### Plotting code records
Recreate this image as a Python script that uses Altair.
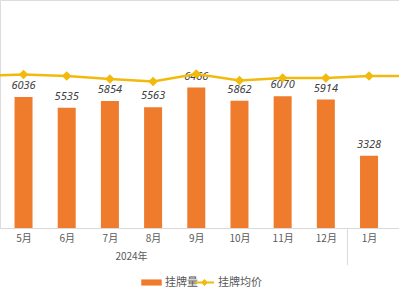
import altair as alt
import pandas as pd

# ---- data ----
months = ["5月", "6月", "7月", "8月", "9月", "10月", "11月", "12月", "1月"]
listings = [6036, 5535, 5854, 5563, 6466, 5862, 6070, 5914, 3328]

# average listing price (line continues past both edges of the crop)
price_months = ["4月", "5月", "6月", "7月", "8月", "9月", "10月", "11月", "12月", "1月", "2月"]
avg_price = [10000, 10100, 10000, 9800, 9640, 10130, 9700, 9870, 9870, 10000, 10000]

year_labels = ["2024年"]
year_first_month_idx = [-1]   # 2024 group starts at 3月 (off-screen)
year_last_month_idx = [8]     # ...and ends at 12月

ORANGE = "#EF7B2D"
GOLD = "#F2BA0C"
FONT = "Noto Sans CJK SC"

bars_df = pd.DataFrame({"idx": list(range(1, len(months) + 1)), "month": months,
                        "value": listings, "series": "挂牌量"})
line_df = pd.DataFrame({"idx": list(range(0, len(price_months))), "month": price_months,
                        "price": avg_price, "series": "挂牌均价"})
year_df = pd.DataFrame({"label": year_labels,
                        "pos": [(a + b) / 2 for a, b in zip(year_first_month_idx, year_last_month_idx)]})
sep_df = pd.DataFrame({"pos": [b + 0.5 for b in year_last_month_idx]})

label_expr = "[" + ",".join(["''"] + [f"'{m}'" for m in months]) + "][datum.value]"

xscale = alt.Scale(domain=[0.571, 9.578], nice=False, zero=False)
x_axis = alt.Axis(values=list(range(1, len(months) + 1)), labelExpr=label_expr, title=None,
                  ticks=False, grid=False, domainColor="#D9D9D9", domainWidth=1,
                  labelColor="#595959", labelFontSize=10, labelFont=FONT, labelPadding=5,
                  labelFontWeight="normal")

base_bar = alt.Chart(bars_df)

bars = base_bar.mark_bar(size=18, clip=True).encode(
    x=alt.X("idx:Q", scale=xscale, axis=x_axis),
    y=alt.Y("value:Q", scale=alt.Scale(domain=[0, 10500], nice=False), axis=None),
    fill=alt.Fill("series:N", scale=alt.Scale(range=[ORANGE]),
                  legend=alt.Legend(title=None, orient="none", legendX=141, legendY=272,
                                    symbolType="M-1,-0.3H1V0.3H-1Z", symbolSize=420,
                                    symbolStrokeWidth=0, labelFont=FONT, labelFontSize=11,
                                    labelColor="#595959", padding=0, labelOffset=3)),
)

bar_labels = base_bar.mark_text(dy=-8, baseline="alphabetic", fontStyle="italic",
                                font="Noto Sans", fontSize=11, color="#404040").encode(
    x=alt.X("idx:Q", scale=xscale),
    y=alt.Y("value:Q", scale=alt.Scale(domain=[0, 10500], nice=False)),
    text="value:Q",
)

line = alt.Chart(line_df).mark_line(
    clip=True, strokeWidth=2.5,
    point=alt.OverlayMarkDef(shape="diamond", filled=True, fill=GOLD, size=45, clip=True),
).encode(
    x=alt.X("idx:Q", scale=xscale),
    y=alt.Y("price:Q", scale=alt.Scale(domain=[0, 15000], nice=False), axis=None),
    stroke=alt.Stroke("series:N", scale=alt.Scale(range=[GOLD]),
                      legend=alt.Legend(title=None, orient="none", legendX=194, legendY=272,
                                        symbolType="M-1,0L1,0M0,-0.22L0.22,0L0,0.22L-0.22,0Z",
                                        symbolSize=361, symbolStrokeWidth=2,
                                        symbolFillColor=GOLD, labelFont=FONT,
                                        labelFontSize=11, labelColor="#595959",
                                        padding=0, labelOffset=3)),
)

sep = alt.Chart(sep_df).mark_rule(color="#D9D9D9", strokeWidth=1).encode(
    x=alt.X("pos:Q", scale=xscale),
    y=alt.value(228),
    y2=alt.value(265),
)

years = alt.Chart(year_df).mark_text(font=FONT, fontSize=10, color="#595959").encode(
    x=alt.X("pos:Q", scale=xscale),
    y=alt.value(257),
    text="label:N",
)

bar_layer = alt.layer(bars, bar_labels, sep, years)
chart = alt.layer(bar_layer, line).resolve_scale(
    y="independent", fill="independent", stroke="independent"
).properties(
    width=399, height=228,
    autosize=alt.AutoSizeParams(type="none"),
    padding={"left": 0, "top": 0, "right": 0, "bottom": 72},
).configure_view(stroke=None).configure(background="white")

chart.save("out.html", embed_options={"renderer": "svg", "actions": False})
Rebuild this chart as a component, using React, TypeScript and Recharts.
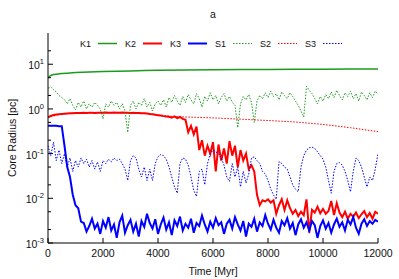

### Task details
Check every line in the material above for the string "this", then give only the number of lines that have it.

### Result
2